Traci L. SLATTON
L'ATALANTE
512pp - 23,00 €
Critique parue en avril 2010 dans Bifrost n° 58
Pourquoi écrire ? On peut écrire pour répondre à un impératif, parce qu'on est littéralement possédé par sa fiction. Plus trivialement, on peut écrire pour mesurer l'épaisseur de son ego, ou par intérêt. On peut aussi écrire pour réaliser un rêve.
Le roman de Traci Slatton possède toutes les qualités d'un beau rêve romantique : riches couleurs, sentiments exacerbés, inquiétante étrangeté. Le décor nous ramène dans la Florence des débuts de la Renaissance, siège d'un incomparable essor économique, artistique et architectural. Luca, dit le bâtard, belle gueule d'orphelin poussée au ruisseau, vit d'expédients jusqu'à ce que son physique avantageux éveille l'intérêt d'un tenancier de bordel, où en échange d'un certain confort matériel, il est livré aux turpitudes d'une clientèle influente. L'ange tombé dans la fange trouve néanmoins un certain réconfort dans la fréquentation des grandes œuvres d'art produites par la ville. Si le corps n'échappe donc pas à la misère (affective), l'esprit du bâtard, épris d'absolu, va peu à peu se frotter à la question de la création et, par extension, au mystère de ses propres origines. Bien entendu, sa beauté particulière, doublée d'une longévité exceptionnelle, finit par attirer l'attention de personnages malveillants. Dès lors, confronté à la nécessité d'élucider l'énigme de sa naissance et d'échapper aux chasseurs de l'Inquisition, Luca entame un périple long de deux siècles qui n'est en réalité que le voyage d'une vie s'étirant en fuites et dissimulations diverses, sous une multitude de visages, de noms, dans l'ombre des puissants et des génies de son temps, mais marquée par une insupportable solitude. Aventures initiatiques, conflits politiques et théologiques infusent donc cette évocation des confins du Moyen-Âge italien, qu'une ligne de partage sépare très nettement.
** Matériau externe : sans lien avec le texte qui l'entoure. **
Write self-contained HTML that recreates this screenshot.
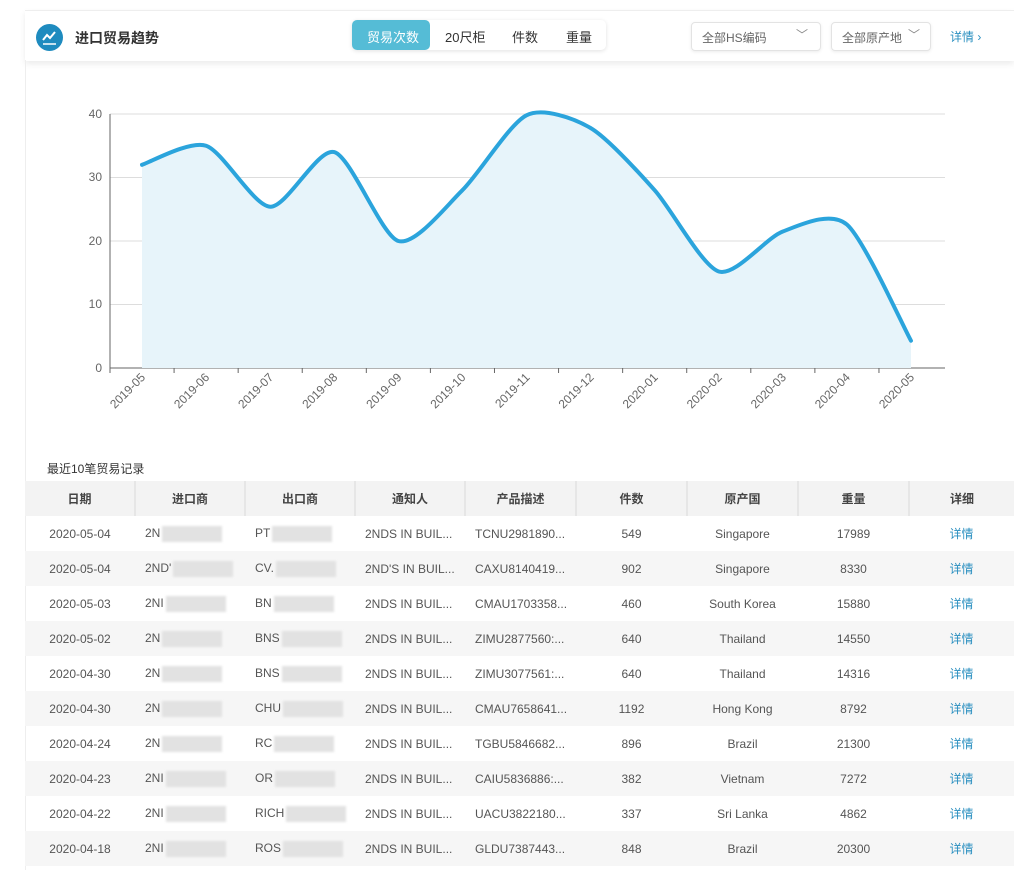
<!DOCTYPE html>
<html><head><meta charset="utf-8"><style>
body{margin:0;width:1014px;height:883px;background:#fff;font-family:"Liberation Sans","Noto Sans CJK SC",sans-serif;overflow:hidden;position:relative}
.hdr{position:absolute;left:25px;top:10px;width:989px;height:50px;background:#fff;box-shadow:0 3px 6px rgba(0,0,0,.08);border-top:1px solid #eee}
.lb{position:absolute;left:25px;top:60px;width:1px;height:810px;background:#eee}
.logo{position:absolute;left:11px;top:13px;width:27px;height:27px;border-radius:50%;background:#1e8bbf}
.title{position:absolute;left:50px;top:17px;font-size:14px;font-weight:bold;color:#333}
.tabs{position:absolute;left:327px;top:9px;width:254px;height:30px;border-radius:5px;box-shadow:0 1px 4px rgba(0,0,0,.12);font-size:13px;color:#333}
.tabs span{position:absolute;top:7px}
.act{position:absolute;left:0;top:0;width:78px;height:30px;background:#55bcd6;border-radius:5px}
.sel{position:absolute;top:11px;height:27px;border:1px solid #e3e3e3;border-radius:4px;box-shadow:0 1px 3px rgba(0,0,0,.08);font-size:12px;color:#666}
.sel span{position:absolute;left:10px;top:6px}
.sel i{position:absolute;top:3px;font-style:normal;color:#888}
.cap{position:absolute;left:47px;top:460px;font-size:12px;color:#333}
table{position:absolute;left:25px;top:481px;border-collapse:collapse;font-size:12px;color:#555}
th{height:35px;background:#f3f3f3;font-weight:bold;color:#444;border-left:2px solid #e6e6e6;padding:0}
th:first-child{border-left:none}
td{height:35px;padding:0;text-align:center}
td.l{text-align:left;padding-left:10px}
tr:nth-child(odd) td{background:#f6f6f6}
a{color:#2a8fc0}
.blur{display:inline-block;width:60px;height:16px;background:#e2e2e2;vertical-align:middle;margin-left:2px;filter:blur(1px)}
</style></head><body>
<div class="hdr">
<div class="logo"><svg width="27" height="27"><polyline points="7,16 11,11 14,14 19,8" fill="none" stroke="#fff" stroke-width="2"/><line x1="7" y1="20" x2="20" y2="20" stroke="#fff" stroke-width="1.5"/></svg></div>
<div class="title">进口贸易趋势</div>
<div class="tabs"><div class="act"></div><span style="left:15px;color:#fff">贸易次数</span><span style="left:93px">20尺柜</span><span style="left:160px">件数</span><span style="left:214px">重量</span></div>
<div class="sel" style="left:666px;width:128px"><span>全部HS编码</span><i style="left:104px">﹀</i></div>
<div class="sel" style="left:806px;width:98px"><span>全部原产地</span><i style="left:76px">﹀</i></div>
<div style="position:absolute;left:925px;top:17px;font-size:12px;color:#2a8fc0">详情 ›</div>
</div>
<div class="lb"></div>
<svg width="1014" height="460" style="position:absolute;left:0;top:0" font-family="Liberation Sans,sans-serif" font-size="12" fill="#666">
<g stroke="#ddd"><line x1="110" y1="114" x2="945" y2="114"/><line x1="110" y1="177.5" x2="945" y2="177.5"/><line x1="110" y1="241" x2="945" y2="241"/><line x1="110" y1="304.5" x2="945" y2="304.5"/></g>
<line x1="110" y1="114" x2="110" y2="368" stroke="#666"/><line x1="110" y1="368" x2="945" y2="368" stroke="#666"/>
<g text-anchor="end"><text x="102" y="118">40</text><text x="102" y="181">30</text><text x="102" y="245">20</text><text x="102" y="308">10</text><text x="102" y="372">0</text></g>
<path id="area" fill="#e7f4fa"/><path id="ln" fill="none" stroke="#2ba4dc" stroke-width="4" stroke-linecap="round"/>
<g id="xl"></g>
</svg>
<script>
var v=[32,35,25.4,34,20,28,39.8,37.8,28,15.2,21.5,22.6,4.3],p=[];
for(var i=0;i<13;i++)p.push([142+64.08*i,368-6.35*v[i]]);
var d="M"+p[0];
for(var i=0;i<12;i++){var a=p[i-1]||p[i],b=p[i],c=p[i+1],e=p[i+2]||c,t=0.13;
d+=" C"+(b[0]+(c[0]-a[0])*t)+","+(b[1]+(c[1]-a[1])*t)+" "+(c[0]-(e[0]-b[0])*t)+","+(c[1]-(e[1]-b[1])*t)+" "+c;}
document.getElementById('ln').setAttribute('d',d);
document.getElementById('area').setAttribute('d',d+" L911,368 L142,368Z");
var L=["2019-05","2019-06","2019-07","2019-08","2019-09","2019-10","2019-11","2019-12","2020-01","2020-02","2020-03","2020-04","2020-05"],s="";
for(var i=0;i<13;i++){var x=142+64.08*i;s+='<line x1="'+(x-32)+'" y1="368" x2="'+(x-32)+'" y2="373" stroke="#666"/><text transform="translate('+(x+4)+',378) rotate(-45)" text-anchor="end">'+L[i]+'</text>';}
document.getElementById('xl').innerHTML=s;
</script>
<div class="cap">最近10笔贸易记录</div>
<table>
<colgroup><col width="110"><col width="110"><col width="110"><col width="110"><col width="111"><col width="111"><col width="111"><col width="111"><col width="105"></colgroup>
<tr><th>日期</th><th>进口商</th><th>出口商</th><th>通知人</th><th>产品描述</th><th>件数</th><th>原产国</th><th>重量</th><th>详细</th></tr>
<tr><td>2020-05-04</td><td class="l">2N<span class="blur"></span></td><td class="l">PT<span class="blur"></span></td><td class="l">2NDS IN BUIL...</td><td class="l">TCNU2981890...</td><td>549</td><td>Singapore</td><td>17989</td><td><a>详情</a></td></tr>
<tr><td>2020-05-04</td><td class="l">2ND'<span class="blur"></span></td><td class="l">CV.<span class="blur"></span></td><td class="l">2ND'S IN BUIL...</td><td class="l">CAXU8140419...</td><td>902</td><td>Singapore</td><td>8330</td><td><a>详情</a></td></tr>
<tr><td>2020-05-03</td><td class="l">2NI<span class="blur"></span></td><td class="l">BN<span class="blur"></span></td><td class="l">2NDS IN BUIL...</td><td class="l">CMAU1703358...</td><td>460</td><td>South Korea</td><td>15880</td><td><a>详情</a></td></tr>
<tr><td>2020-05-02</td><td class="l">2N<span class="blur"></span></td><td class="l">BNS<span class="blur"></span></td><td class="l">2NDS IN BUIL...</td><td class="l">ZIMU2877560:...</td><td>640</td><td>Thailand</td><td>14550</td><td><a>详情</a></td></tr>
<tr><td>2020-04-30</td><td class="l">2N<span class="blur"></span></td><td class="l">BNS<span class="blur"></span></td><td class="l">2NDS IN BUIL...</td><td class="l">ZIMU3077561:...</td><td>640</td><td>Thailand</td><td>14316</td><td><a>详情</a></td></tr>
<tr><td>2020-04-30</td><td class="l">2N<span class="blur"></span></td><td class="l">CHU<span class="blur"></span></td><td class="l">2NDS IN BUIL...</td><td class="l">CMAU7658641...</td><td>1192</td><td>Hong Kong</td><td>8792</td><td><a>详情</a></td></tr>
<tr><td>2020-04-24</td><td class="l">2N<span class="blur"></span></td><td class="l">RC<span class="blur"></span></td><td class="l">2NDS IN BUIL...</td><td class="l">TGBU5846682...</td><td>896</td><td>Brazil</td><td>21300</td><td><a>详情</a></td></tr>
<tr><td>2020-04-23</td><td class="l">2NI<span class="blur"></span></td><td class="l">OR<span class="blur"></span></td><td class="l">2NDS IN BUIL...</td><td class="l">CAIU5836886:...</td><td>382</td><td>Vietnam</td><td>7272</td><td><a>详情</a></td></tr>
<tr><td>2020-04-22</td><td class="l">2NI<span class="blur"></span></td><td class="l">RICH<span class="blur"></span></td><td class="l">2NDS IN BUIL...</td><td class="l">UACU3822180...</td><td>337</td><td>Sri Lanka</td><td>4862</td><td><a>详情</a></td></tr>
<tr><td>2020-04-18</td><td class="l">2NI<span class="blur"></span></td><td class="l">ROS<span class="blur"></span></td><td class="l">2NDS IN BUIL...</td><td class="l">GLDU7387443...</td><td>848</td><td>Brazil</td><td>20300</td><td><a>详情</a></td></tr>
</table>
</body></html>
Une première lecture convoque, sous le patronage de Boccace, Machiavel et Savonarole, les spectres d'une époque où les ors des palais le disputent à l'obscurantisme, à la dureté de la vie quotidienne, à la noirceur des événements. En contrepoint, Traci Slatton tente une approche plus métaphysique, aride et presque abstraite, en se focalisant sur l'itinéraire intérieur de Luca cherchant dans la gnose, dans la mystique juive ou l'alchimie, à dévoiler le sens du monde et celui d'une existence particulière.
Ce projet schizophrène, qui joue d'un côté le jeu de la grosse reconstitution avec tout le sérieux et la couleur locale nécessaires (du moins, autant qu'on peut en juger), tout en revendiquant une portée philosophique dans la veine zénithale de Marguerite Yourcenar et une certaine ambivalence propre à l'évocation du surnaturel, s'égare parfois dans ses développements.
Sans doute trahit-il une problématique indissociable des romans de fantasy dit historiques, qui consistent à faire passer pour vrai ce qui n'est au fond qu'un beau rêve. Le roman de Traci Slatton souffre de cette tension entre invention et réalité. Il lui manque un je-ne-sais-quoi — une étincelle, un peu de l'éclatante lumière d'Italie — qui nous empêche de voir la beauté secrète de sa fiction comme la barrière austère des palais fortifiés et des églises de Florence cachent les trésors artistiques de la Renaissance. Comme quoi, en matière de littérature, le recours à la pierre philosophale ne garantit pas toujours la transformation du plomb en or.